Alleged customer-related integrity issues
This refers to any unusual transactions that could indicate money laundering, corruption, fraud, terrorist financing, or non-compliance with sanctions programs (OFAC/EU/ NL/UN/UK) by customers or other counter parties (such as guarantors, custodians, ultimate beneficial owners). In 2022, four new alleged customer related integrity cases were reported to the Compliance Committee (2021: 12 cases). Issues were triggered by investment or KYC staff, other DFIs and partner (international) finance institutions (IFIs) or whistle blowers. FMO investigates each case together with partner DFIs/IFIs where needed, to verify its legitimacy and to determine solutions. During 2022, we closed eight alleged customer-related integrity cases (2021: 11 cases), where either the issues were resolved or FMO decided to end the relationship.
Alleged employee-related integrity issues
Alleged employee-related integrity issues refer to any indication of suspected involvement with bribery, corruption, fraud, privacy violation, conflict of interest due to outside positions, gifts/entertainment/ hospitality, or use of price-sensitive information. In 2022, two cases were reported to the Compliance Committee (2021: one case), which have been closed.
Reported data breaches
In 2022, no data breaches were reported to the Data Protection Authority (2021: one data breach reported).
Significant instances of non-compliance with laws and regulations
Significant instances of non-compliance constitute as a minimum those breaches of laws and regulations that have led to enforcement measures taken towards FMO by the relevant supervisory bodies or other competent authorities.

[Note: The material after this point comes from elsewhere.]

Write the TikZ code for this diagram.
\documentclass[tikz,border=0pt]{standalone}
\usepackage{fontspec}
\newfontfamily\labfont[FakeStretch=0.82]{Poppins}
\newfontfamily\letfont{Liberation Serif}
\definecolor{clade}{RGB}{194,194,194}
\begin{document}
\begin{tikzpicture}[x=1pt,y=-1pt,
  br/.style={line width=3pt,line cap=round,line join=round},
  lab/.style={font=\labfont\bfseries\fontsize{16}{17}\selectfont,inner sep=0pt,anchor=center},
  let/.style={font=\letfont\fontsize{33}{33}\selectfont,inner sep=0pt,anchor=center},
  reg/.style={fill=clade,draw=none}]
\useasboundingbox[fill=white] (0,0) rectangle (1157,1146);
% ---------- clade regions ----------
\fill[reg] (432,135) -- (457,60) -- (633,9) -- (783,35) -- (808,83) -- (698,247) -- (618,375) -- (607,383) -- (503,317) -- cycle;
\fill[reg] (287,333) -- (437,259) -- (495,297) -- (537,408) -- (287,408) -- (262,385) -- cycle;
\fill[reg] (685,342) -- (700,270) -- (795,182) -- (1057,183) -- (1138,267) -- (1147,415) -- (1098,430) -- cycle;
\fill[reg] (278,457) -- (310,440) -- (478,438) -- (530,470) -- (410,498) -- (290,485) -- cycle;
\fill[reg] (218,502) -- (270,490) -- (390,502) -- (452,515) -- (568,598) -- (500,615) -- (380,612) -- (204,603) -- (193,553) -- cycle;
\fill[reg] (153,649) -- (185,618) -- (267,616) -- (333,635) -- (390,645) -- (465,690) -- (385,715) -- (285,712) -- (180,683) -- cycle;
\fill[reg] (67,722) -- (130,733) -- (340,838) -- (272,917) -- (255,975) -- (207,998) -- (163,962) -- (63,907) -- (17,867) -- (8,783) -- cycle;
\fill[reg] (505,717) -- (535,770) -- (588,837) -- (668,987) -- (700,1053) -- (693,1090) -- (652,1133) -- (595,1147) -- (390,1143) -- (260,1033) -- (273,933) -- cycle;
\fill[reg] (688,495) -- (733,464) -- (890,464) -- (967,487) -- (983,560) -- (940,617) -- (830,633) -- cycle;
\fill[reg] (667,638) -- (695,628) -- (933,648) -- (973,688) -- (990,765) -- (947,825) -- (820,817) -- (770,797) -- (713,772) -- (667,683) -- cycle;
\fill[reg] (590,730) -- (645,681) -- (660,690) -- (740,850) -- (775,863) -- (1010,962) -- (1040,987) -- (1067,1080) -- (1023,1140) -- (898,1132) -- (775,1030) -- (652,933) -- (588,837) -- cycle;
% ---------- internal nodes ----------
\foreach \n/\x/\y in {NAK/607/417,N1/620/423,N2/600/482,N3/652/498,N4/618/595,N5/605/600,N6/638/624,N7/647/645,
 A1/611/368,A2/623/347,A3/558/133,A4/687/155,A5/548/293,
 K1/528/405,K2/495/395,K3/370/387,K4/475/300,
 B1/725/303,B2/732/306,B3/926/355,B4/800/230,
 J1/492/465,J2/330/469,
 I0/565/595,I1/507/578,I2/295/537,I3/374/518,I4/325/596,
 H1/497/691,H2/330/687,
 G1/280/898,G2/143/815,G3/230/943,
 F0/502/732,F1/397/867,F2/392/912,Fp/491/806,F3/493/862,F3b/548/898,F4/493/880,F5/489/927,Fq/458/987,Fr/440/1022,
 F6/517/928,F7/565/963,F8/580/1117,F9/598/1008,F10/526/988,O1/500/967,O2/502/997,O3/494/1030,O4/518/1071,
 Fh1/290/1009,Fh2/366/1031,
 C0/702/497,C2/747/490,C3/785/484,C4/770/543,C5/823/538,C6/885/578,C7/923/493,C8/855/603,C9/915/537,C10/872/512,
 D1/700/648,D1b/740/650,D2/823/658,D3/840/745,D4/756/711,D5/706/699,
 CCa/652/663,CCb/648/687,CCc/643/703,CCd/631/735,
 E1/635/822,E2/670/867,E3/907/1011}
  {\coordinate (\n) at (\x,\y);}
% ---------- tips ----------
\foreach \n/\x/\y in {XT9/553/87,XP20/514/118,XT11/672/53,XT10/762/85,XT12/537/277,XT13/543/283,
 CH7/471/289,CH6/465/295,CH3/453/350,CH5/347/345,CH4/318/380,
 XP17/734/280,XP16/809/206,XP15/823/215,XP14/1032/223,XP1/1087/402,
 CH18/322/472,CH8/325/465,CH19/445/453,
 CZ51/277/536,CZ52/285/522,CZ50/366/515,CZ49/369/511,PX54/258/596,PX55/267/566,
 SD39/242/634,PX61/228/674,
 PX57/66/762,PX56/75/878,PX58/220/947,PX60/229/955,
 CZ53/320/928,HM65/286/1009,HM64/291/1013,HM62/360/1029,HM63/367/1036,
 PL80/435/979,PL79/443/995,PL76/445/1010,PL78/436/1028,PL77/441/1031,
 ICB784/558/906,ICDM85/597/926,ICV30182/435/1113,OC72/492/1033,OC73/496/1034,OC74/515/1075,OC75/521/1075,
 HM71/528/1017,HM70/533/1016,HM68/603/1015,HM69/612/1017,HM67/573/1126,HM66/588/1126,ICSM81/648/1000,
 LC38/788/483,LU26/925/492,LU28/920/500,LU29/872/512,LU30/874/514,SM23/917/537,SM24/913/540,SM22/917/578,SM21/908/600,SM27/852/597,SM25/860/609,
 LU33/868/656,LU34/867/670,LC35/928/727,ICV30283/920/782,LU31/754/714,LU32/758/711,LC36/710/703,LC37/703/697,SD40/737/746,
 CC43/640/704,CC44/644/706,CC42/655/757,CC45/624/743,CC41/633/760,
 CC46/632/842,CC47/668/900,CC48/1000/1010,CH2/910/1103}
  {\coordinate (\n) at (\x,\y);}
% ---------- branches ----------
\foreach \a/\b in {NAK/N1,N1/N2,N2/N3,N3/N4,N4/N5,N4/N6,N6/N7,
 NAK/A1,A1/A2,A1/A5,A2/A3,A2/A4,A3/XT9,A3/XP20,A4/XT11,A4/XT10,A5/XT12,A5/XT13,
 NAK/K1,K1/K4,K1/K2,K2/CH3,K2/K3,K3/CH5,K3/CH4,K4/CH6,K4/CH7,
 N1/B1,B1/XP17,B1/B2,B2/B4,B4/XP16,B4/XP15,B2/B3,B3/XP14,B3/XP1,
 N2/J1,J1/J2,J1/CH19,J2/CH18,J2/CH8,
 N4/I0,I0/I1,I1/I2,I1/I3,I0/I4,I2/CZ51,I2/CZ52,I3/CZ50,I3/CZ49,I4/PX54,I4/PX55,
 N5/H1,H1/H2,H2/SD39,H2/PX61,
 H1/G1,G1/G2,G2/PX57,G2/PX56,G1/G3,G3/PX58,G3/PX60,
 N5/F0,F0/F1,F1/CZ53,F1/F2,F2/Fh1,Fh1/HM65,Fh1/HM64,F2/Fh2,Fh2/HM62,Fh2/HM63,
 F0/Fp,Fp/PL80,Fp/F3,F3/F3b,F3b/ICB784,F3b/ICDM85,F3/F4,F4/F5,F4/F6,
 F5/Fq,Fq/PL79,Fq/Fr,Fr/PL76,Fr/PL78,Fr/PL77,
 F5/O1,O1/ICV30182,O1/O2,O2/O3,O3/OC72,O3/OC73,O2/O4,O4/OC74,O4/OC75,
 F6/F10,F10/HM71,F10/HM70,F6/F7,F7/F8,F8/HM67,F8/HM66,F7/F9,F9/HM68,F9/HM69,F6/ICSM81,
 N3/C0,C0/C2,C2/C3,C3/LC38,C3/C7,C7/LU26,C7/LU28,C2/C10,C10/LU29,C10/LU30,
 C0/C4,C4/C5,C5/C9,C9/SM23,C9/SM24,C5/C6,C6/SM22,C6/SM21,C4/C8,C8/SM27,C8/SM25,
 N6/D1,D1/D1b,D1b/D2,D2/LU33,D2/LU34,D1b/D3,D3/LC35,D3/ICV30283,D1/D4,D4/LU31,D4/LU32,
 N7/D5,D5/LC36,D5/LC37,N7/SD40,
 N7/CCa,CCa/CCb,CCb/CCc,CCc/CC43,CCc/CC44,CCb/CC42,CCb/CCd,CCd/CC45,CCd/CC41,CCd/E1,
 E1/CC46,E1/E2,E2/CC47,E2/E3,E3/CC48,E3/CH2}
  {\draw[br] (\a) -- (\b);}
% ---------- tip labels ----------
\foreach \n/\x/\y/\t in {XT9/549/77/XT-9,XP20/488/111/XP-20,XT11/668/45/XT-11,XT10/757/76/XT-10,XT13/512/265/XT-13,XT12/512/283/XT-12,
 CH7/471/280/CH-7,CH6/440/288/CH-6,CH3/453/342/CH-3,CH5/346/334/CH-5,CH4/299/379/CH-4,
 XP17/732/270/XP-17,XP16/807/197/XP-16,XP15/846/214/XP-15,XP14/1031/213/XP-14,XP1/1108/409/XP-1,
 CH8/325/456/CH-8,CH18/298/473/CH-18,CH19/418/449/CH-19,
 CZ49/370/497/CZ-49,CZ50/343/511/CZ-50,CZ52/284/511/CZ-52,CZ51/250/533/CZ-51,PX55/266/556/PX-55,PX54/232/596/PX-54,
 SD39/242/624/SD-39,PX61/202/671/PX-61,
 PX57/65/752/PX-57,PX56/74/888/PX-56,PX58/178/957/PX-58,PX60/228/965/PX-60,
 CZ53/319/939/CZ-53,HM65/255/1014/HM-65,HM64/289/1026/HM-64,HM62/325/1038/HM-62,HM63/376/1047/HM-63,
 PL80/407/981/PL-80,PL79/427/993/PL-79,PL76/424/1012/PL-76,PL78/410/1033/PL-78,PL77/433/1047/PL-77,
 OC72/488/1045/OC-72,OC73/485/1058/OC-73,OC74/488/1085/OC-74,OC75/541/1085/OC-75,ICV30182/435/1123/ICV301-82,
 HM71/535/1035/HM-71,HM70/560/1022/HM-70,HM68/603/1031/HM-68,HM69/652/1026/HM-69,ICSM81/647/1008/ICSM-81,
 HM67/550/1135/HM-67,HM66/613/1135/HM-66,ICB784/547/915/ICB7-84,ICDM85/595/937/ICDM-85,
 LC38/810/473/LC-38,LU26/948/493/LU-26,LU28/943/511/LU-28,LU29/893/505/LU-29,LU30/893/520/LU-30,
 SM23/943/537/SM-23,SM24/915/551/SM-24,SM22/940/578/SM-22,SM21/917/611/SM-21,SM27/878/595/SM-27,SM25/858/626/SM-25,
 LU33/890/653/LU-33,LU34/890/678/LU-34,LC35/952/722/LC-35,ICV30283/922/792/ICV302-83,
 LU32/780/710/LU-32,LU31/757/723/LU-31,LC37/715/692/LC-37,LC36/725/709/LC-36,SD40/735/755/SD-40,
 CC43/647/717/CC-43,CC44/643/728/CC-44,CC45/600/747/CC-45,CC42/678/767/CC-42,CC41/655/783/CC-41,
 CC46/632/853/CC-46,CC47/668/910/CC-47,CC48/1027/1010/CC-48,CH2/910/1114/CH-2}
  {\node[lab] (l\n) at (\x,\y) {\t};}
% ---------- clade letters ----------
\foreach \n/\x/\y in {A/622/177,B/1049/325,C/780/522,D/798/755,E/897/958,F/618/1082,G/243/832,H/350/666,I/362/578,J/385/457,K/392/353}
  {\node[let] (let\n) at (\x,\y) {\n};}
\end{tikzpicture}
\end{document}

No enforcement measures were taken for instances of non-compliance with laws and regulations that occurred during the reporting period. Additionally, no enforcement measures were taken for instances of non-compliance with laws and regulations that occurred in previous reporting periods.
As a result of the file remediation, we reported a limited number of incidents to DNB at the end of 2021 and the beginning of 2022. These involved late notifications of unusual transactions to the Financial Intelligence Unit (FIU). DNB initiated an investigation into these incidents and the related KYC files. We expect this investigation to result in enforcement measures by DNB in 2023.